§ Records for this task

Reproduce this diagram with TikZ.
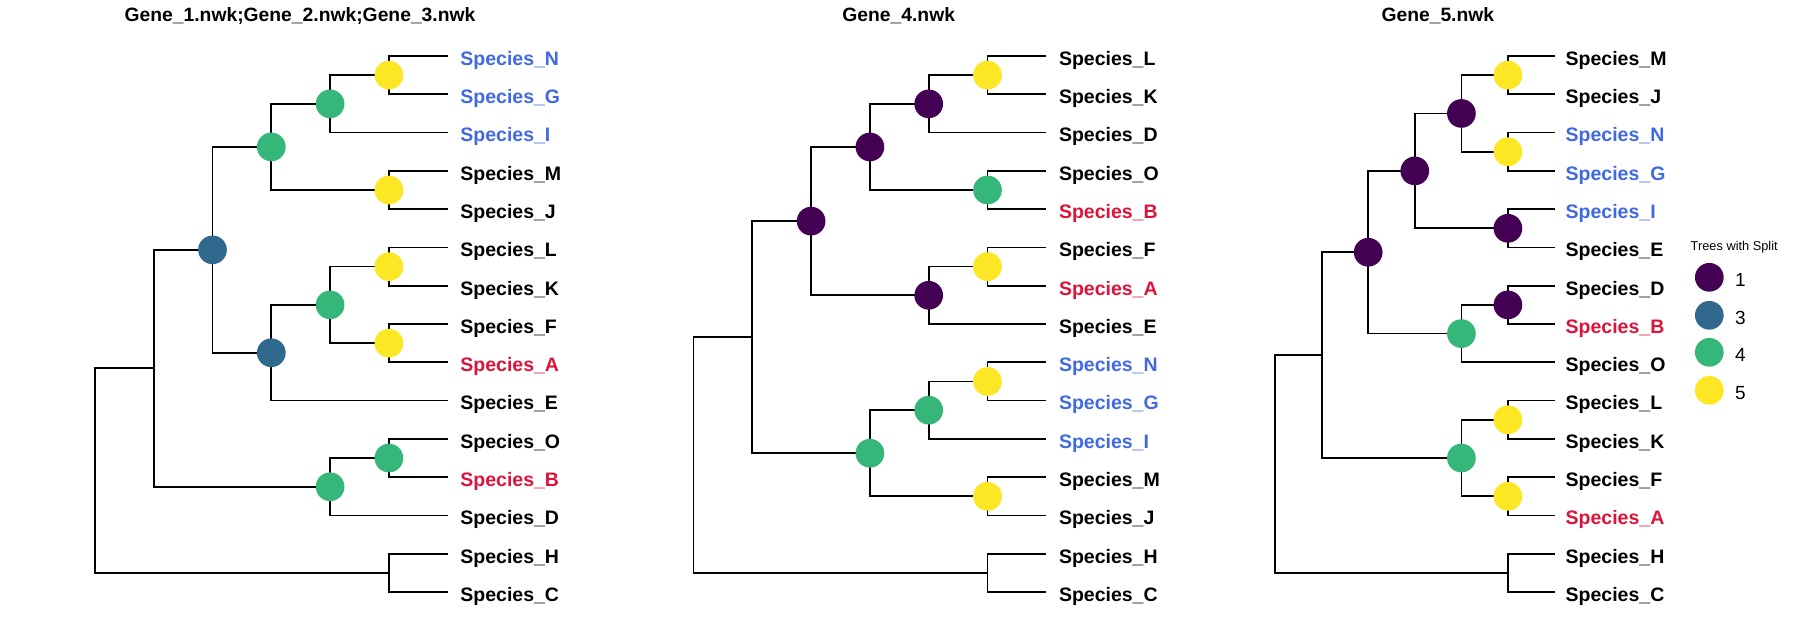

...

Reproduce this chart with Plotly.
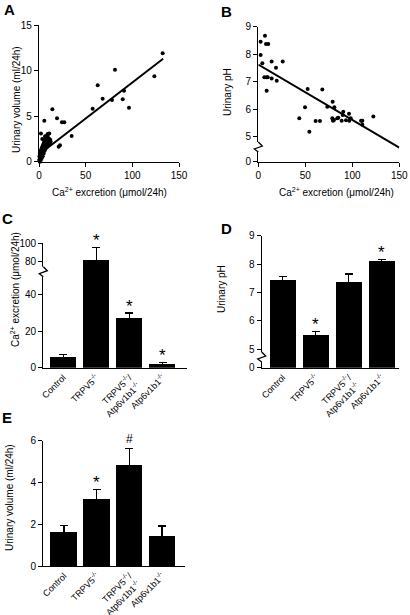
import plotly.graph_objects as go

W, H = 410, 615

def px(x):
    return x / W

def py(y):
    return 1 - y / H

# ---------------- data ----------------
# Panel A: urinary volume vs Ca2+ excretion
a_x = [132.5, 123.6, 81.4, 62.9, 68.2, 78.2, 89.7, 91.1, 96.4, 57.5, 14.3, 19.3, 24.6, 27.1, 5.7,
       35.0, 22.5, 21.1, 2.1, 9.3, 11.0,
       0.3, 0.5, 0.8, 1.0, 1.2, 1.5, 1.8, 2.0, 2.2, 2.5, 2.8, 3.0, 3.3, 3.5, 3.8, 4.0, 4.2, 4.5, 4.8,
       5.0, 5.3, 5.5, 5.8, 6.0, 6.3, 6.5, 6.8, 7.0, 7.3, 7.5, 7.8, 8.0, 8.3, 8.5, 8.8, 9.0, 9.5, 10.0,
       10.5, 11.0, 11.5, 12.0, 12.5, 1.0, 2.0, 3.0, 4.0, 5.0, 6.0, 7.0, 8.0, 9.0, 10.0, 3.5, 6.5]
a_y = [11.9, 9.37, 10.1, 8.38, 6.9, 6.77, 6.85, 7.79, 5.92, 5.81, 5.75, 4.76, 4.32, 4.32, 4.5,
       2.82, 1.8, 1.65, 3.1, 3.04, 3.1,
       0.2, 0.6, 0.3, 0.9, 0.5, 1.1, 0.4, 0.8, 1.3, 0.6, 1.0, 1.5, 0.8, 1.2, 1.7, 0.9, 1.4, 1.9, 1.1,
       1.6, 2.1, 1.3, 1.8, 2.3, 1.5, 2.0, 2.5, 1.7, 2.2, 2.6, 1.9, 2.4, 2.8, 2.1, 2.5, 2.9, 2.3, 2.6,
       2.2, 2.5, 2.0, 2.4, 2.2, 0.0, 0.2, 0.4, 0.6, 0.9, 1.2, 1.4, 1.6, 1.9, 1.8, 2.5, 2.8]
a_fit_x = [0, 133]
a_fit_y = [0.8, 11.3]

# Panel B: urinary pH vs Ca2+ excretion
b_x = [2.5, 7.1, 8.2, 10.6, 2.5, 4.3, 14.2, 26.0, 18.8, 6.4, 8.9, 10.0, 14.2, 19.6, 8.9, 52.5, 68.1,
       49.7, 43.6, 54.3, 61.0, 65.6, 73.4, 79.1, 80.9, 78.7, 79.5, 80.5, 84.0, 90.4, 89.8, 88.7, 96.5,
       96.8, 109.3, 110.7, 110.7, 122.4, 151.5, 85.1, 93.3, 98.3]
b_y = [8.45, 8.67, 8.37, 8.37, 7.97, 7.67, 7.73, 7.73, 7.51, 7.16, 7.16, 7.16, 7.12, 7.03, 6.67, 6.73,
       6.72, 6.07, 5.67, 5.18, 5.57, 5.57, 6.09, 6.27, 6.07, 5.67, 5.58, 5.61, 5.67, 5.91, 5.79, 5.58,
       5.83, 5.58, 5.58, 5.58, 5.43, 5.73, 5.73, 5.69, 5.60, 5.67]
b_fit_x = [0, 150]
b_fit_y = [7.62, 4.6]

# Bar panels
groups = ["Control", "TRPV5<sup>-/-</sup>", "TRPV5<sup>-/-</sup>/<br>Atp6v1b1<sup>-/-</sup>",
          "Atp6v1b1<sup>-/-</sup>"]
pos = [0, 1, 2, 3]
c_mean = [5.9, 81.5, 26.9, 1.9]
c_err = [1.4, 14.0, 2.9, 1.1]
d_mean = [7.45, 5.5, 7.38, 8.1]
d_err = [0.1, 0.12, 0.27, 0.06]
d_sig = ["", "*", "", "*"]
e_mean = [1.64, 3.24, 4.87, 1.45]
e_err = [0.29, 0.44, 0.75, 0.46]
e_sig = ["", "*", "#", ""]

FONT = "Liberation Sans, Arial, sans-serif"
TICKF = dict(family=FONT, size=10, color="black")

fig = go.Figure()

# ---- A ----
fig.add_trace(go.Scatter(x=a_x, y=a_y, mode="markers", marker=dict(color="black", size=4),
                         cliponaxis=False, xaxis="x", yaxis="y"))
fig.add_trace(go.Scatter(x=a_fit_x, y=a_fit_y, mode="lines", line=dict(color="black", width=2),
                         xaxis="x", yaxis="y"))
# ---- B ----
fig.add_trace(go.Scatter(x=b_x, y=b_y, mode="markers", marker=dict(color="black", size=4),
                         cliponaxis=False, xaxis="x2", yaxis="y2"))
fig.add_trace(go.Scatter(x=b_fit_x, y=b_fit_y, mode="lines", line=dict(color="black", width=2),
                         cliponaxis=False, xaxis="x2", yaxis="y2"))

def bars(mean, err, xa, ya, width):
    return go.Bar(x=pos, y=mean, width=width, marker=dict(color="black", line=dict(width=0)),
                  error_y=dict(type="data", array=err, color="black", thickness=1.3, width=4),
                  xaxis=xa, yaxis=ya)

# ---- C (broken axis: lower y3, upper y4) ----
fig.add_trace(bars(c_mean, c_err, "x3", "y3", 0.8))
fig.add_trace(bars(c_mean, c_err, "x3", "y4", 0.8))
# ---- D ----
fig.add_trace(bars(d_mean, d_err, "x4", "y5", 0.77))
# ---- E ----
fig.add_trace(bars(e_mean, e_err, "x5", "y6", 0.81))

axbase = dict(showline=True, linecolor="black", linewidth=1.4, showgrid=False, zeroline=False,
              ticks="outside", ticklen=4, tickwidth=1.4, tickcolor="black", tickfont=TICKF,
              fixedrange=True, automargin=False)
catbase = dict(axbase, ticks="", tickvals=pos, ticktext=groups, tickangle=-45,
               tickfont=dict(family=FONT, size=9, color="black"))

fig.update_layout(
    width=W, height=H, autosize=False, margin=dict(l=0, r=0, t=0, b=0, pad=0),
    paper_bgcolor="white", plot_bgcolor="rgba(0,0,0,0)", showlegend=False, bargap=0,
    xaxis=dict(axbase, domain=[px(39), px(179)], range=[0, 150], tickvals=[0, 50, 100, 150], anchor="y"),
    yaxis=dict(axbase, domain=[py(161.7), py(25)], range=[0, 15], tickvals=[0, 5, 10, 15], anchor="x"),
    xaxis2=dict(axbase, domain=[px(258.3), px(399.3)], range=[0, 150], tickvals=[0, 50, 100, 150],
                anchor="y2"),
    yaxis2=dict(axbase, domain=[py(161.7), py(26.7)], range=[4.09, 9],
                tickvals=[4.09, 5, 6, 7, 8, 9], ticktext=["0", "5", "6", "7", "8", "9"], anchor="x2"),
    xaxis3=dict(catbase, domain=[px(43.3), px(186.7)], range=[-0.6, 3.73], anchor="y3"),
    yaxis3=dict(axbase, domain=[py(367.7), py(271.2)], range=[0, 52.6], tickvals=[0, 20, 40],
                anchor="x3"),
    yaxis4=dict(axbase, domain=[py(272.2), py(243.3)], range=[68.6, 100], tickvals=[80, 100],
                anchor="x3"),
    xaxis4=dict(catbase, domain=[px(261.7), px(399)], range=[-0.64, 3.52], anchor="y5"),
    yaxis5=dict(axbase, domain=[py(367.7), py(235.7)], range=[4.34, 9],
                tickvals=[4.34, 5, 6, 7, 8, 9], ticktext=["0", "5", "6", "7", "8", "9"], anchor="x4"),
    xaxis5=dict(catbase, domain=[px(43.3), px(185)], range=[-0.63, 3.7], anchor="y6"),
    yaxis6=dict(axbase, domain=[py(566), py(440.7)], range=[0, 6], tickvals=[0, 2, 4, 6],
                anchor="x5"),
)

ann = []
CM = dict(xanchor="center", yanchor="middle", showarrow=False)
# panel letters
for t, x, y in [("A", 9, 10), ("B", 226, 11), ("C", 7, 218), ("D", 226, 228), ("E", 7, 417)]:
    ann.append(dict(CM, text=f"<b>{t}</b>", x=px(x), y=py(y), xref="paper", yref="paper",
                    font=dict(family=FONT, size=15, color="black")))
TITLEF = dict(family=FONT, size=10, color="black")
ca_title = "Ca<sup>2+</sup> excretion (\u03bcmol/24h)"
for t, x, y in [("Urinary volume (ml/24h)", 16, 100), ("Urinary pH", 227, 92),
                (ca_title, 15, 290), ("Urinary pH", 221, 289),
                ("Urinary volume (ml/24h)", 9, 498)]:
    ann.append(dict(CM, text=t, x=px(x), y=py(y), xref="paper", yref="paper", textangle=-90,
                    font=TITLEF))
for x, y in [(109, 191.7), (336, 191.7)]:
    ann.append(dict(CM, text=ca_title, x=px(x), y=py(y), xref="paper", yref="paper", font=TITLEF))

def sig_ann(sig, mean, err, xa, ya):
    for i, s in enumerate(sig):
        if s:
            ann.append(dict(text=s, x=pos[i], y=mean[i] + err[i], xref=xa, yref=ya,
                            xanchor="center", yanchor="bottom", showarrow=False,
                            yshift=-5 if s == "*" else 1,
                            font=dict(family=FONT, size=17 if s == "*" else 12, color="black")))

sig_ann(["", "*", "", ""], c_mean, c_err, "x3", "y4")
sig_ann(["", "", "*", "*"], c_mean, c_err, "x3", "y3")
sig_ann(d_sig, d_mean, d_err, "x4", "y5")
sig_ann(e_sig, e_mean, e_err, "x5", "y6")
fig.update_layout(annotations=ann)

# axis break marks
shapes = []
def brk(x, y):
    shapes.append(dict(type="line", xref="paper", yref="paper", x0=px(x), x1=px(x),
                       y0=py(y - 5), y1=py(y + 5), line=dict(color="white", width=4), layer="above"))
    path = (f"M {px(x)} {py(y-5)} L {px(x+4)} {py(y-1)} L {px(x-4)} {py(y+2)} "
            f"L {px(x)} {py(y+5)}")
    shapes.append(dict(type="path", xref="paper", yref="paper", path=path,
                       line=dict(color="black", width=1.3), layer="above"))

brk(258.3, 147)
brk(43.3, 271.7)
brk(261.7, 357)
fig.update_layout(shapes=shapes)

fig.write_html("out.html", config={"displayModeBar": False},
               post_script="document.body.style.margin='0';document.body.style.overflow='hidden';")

§ To do
Only the lines from the one with "Reproduce this chart with Plotly." through the one with "return 1 - y / H" belong in your copy; retype them exactly and drop any pictures.

§ Correct response
Reproduce this chart with Plotly.
import plotly.graph_objects as go

W, H = 410, 615

def px(x):
    return x / W

def py(y):
    return 1 - y / H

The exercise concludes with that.